One of the most insidious paradigms of our modern era is that “There’s always more where that came from” which implies that nature is there to serve us; that disposability and planned obsolescence equal profitability; that constant growth and demand are positive forces and that environmentally damaging activities are justifiable in order to drive a world economy that needs to spiral ever upwards. With this patently erroneous mindset it is easy to rationalise away the plunder of the Earth’s resources on a scale never before equalled. It is also all too easy to enable practices such as discounting over distance, whereby nations in some parts of the world expropriate resources from other parts of the world, to proliferate.
Unless it is halted, over time discounting over distance could contribute to wholesale deforestation of enormous swathes of the Earth’s surface with the resultant loss of parts of the planet’s green lungs. Overfishing would mean the emptying of the global ocean with consequent food insecurity and loss of income for millions of people, while the expropriation of water resources would mean not only water stress in some parts of the world but water wars.
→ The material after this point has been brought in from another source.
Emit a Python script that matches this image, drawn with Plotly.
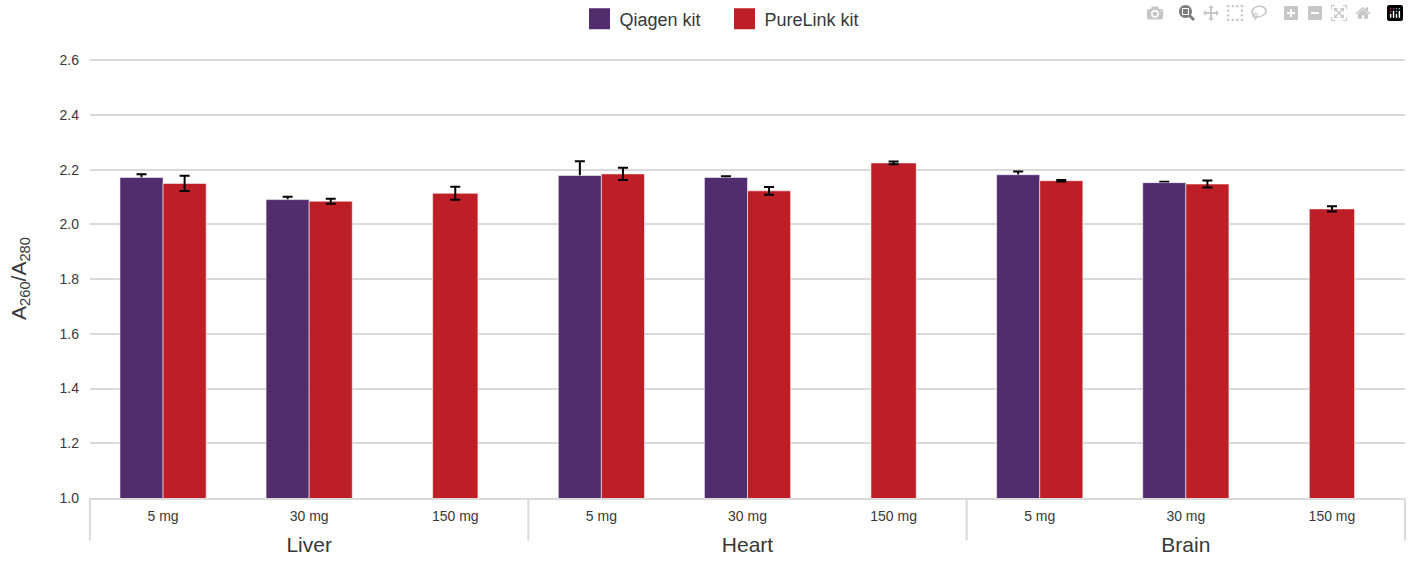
import plotly.graph_objects as go

organs = ["Liver", "Heart", "Brain"]
doses = ["5 mg", "30 mg", "150 mg"]

qiagen = [2.172, 2.091, None, 2.179, 2.172, None, 2.182, 2.153, None]
qiagen_err = [0.012, 0.010, None, 0.052, 0.004, None, 0.012, 0.003, None]
purelink = [2.150, 2.085, 2.114, 2.185, 2.123, 2.225, 2.160, 2.148, 2.057]
purelink_err = [0.028, 0.009, 0.024, 0.022, 0.014, 0.005, 0.003, 0.013, 0.010]

PURPLE = "#522D6E"
RED = "#BE1F26"
FONT = "Liberation Sans"
TXT = "#383838"
GRID = "#dadada"

organ_lbl = [f"<br><span style='font-size:30px'><sub>{o}</sub></span>" for o in organs]
dose_lbl = [f"<span style='font-size:14px'>{d}</span>" for d in doses]
x_lvl1 = [organ_lbl[i] for i in range(len(organs)) for _ in doses]
x_lvl2 = [d for _ in organs for d in dose_lbl]
x = [x_lvl1, x_lvl2]

# PureLink bars sharing the slot with a Qiagen bar vs. alone in the slot
pl_pair = [p if q is not None else None for p, q in zip(purelink, qiagen)]
pl_pair_err = [e if q is not None else None for e, q in zip(purelink_err, qiagen)]
pl_alone = [p if q is None else None for p, q in zip(purelink, qiagen)]
pl_alone_err = [e if q is None else None for e, q in zip(purelink_err, qiagen)]

W = 0.295
W_ALONE = 0.31
line = dict(color="rgba(255,255,255,0.55)", width=1)
err_style = dict(type="data", color="black", thickness=2, width=5, visible=True)

fig = go.Figure()
# Qiagen error bars drawn underneath the Qiagen bars (only the upper part shows)
fig.add_trace(go.Bar(x=x, y=qiagen, offset=-W, width=W,
                     marker=dict(color="rgba(0,0,0,0)", line=dict(width=0)),
                     error_y=dict(array=qiagen_err, **err_style),
                     showlegend=False, hoverinfo="skip"))
fig.add_trace(go.Bar(x=x, y=qiagen, offset=-W, width=W, name="Qiagen kit",
                     marker=dict(color=PURPLE, line=line), showlegend=False))
fig.add_trace(go.Bar(x=x, y=pl_pair, offset=0, width=W, name="PureLink kit",
                     marker=dict(color=RED, line=line), showlegend=False,
                     error_y=dict(array=pl_pair_err, **err_style)))
fig.add_trace(go.Bar(x=x, y=pl_alone, offset=-W_ALONE / 2, width=W_ALONE, name="PureLink kit",
                     marker=dict(color=RED, line=line), showlegend=False,
                     error_y=dict(array=pl_alone_err, **err_style)))
# legend entries
for nm, col in [("Qiagen kit", PURPLE), ("PureLink kit", RED)]:
    fig.add_trace(go.Scatter(x=[None], y=[None], mode="markers", name=nm,
                             marker=dict(symbol="square", size=16, color=col,
                                         line=dict(color=col, width=5))))

# group dividers below the axis (edges of each organ group)
n_groups = len(organs)
shapes = [dict(type="line", xref="paper", yref="paper",
               x0=i / n_groups, x1=i / n_groups, y0=0, y1=-0.097,
               line=dict(color=GRID, width=2), layer="below")
          for i in range(n_groups + 1)]

fig.update_layout(
    width=1409, height=561,
    barmode="overlay",
    paper_bgcolor="white", plot_bgcolor="white",
    font=dict(family=FONT, color=TXT, size=14),
    margin=dict(l=90, r=4, t=59, b=63, autoexpand=False),
    shapes=shapes,
    legend=dict(orientation="h", x=0.4825, xanchor="center",
                y=1.091, yanchor="middle",
                font=dict(size=18, color=TXT), itemsizing="trace",
                entrywidth=100, traceorder="normal"),
    xaxis=dict(type="multicategory", showline=True, linecolor=GRID, linewidth=2,
               showdividers=False,
               tickfont=dict(size=11, color=TXT), showgrid=False,
               ticks="", ticklabelstandoff=8,
               automargin=False),
    yaxis=dict(range=[1.0, 2.605], tickvals=[1.0, 1.2, 1.4, 1.6, 1.8, 2.0, 2.2, 2.4, 2.6],
               tickformat=".1f", showgrid=True, gridcolor=GRID, gridwidth=2,
               zeroline=False, showline=False, ticks="", ticklabelstandoff=10,
               tickfont=dict(size=14, color=TXT), automargin=False,
               title=dict(text="A<sub>260</sub>/A<sub>280</sub>", font=dict(size=21, color=TXT),
                          standoff=27)),
)

# remove the browser's default 8px page margin so the figure fills the window
fig.write_html("out.html",
               post_script="document.body.style.margin='0';document.body.style.overflow='hidden';")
In a world of increasing interdependence there should be no place for the self-centred, isolationist, island mentality that enables practices such as discounting over distance to exist, let alone increase. Because the stark reality of the 21st Century is that there is no longer more where that came from. And ecological ransacking by some nations of the world means serious declines of resources in other parts of the world which could lead to a net global deficit with all its dreadful ecological implications. Competitiveness for these last remaining resources could also spill over into deadly conflict and with the arsenal of frightening weapons at our disposal this is a possibility that we dare not entertain.